Its survival abilities may even outdo those of tardigrades, microscopic "water bears" that can live in the vacuum of space. The moss is better at handling heat — and can survive even higher doses of radiation — than tardigrades, the researchers said after subjecting the little moss to multiple ought-to-be-fatal indignities. 

"Our study shows that the environmental resilience of S. caninervis is superior to some of [the] highly stress-tolerant microorganisms and tardigrades," study researchers Daoyuan Zhang, Yuanming Zhang and Tingyun Kuang, of the Chinese Academy of Sciences (CAS), wrote in a statement. The researchers published their findings July 1 in the journal The Innovation. 

The team collected the moss from the Gurbantünggüt Desert in northern China. They first subjected samples of the moss to near-complete air-drying. Though the dried moss shriveled and turned black, it returned to full springy greenness within 20 seconds of rehydration. After 99% dehydration followed by rehydration, the moss returned to full photosynthetic capacity within two minutes, the scientists found. 

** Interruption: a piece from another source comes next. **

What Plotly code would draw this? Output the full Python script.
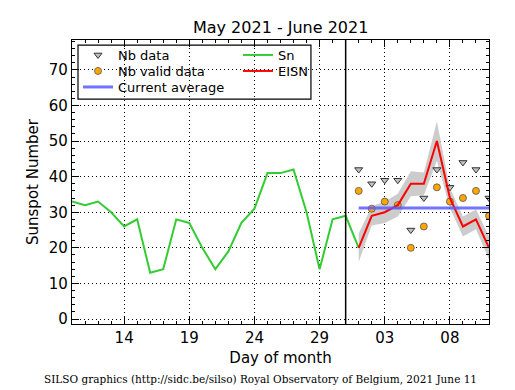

The moss also showed remarkable resilience against cold: After 30 days of immersion in liquid nitrogen at minus 320 degrees Fahrenheit (minus 196 degrees Celsius), the moss could recover and grow new branches. It could also survive for at least five years at minus 112 F (minus 80 C). While the moss rebounded fastest if it was dehydrated before freezing, it could also survive these conditions if frozen without being dried first. 

Finally, the researchers zapped the moss with massive amounts of gamma radiation. They found that the moss could survive up to 4,000 gray of ionizing radiation without much trouble. For comparison, 4 gray is considered a fatal dose of ionizing radiation for humans. (A dose of ionizing radiation is considered fatal when it kills half of those exposed to it.) For S. caninervis, the fatal dose is 5,000 gray. Even the hardy tardigrade tops out at 4,200 gray, the authors wrote. 

The moss can also handle hits from multiple stressors at once. The researchers put samples in the CAS Planetary Atmospheres Simulation Facility, which mimics the atmosphere of Mars in surface pressure, temperature, gas makeup and radiation. After seven days in this environment — mostly carbon dioxide, with temperature swings ranging from minus 76 F (minus 60 C) to 68 F (20 C) and hazardous levels of radiation — the moss still bounced back, recovering and growing new branches after 15 days back in Earth-like conditions. 

The findings suggest that the moss could be used in attempts to terraform Mars by introducing plants that can survive its harsh environment and create a more Earth-like surface and atmosphere, the researchers wrote.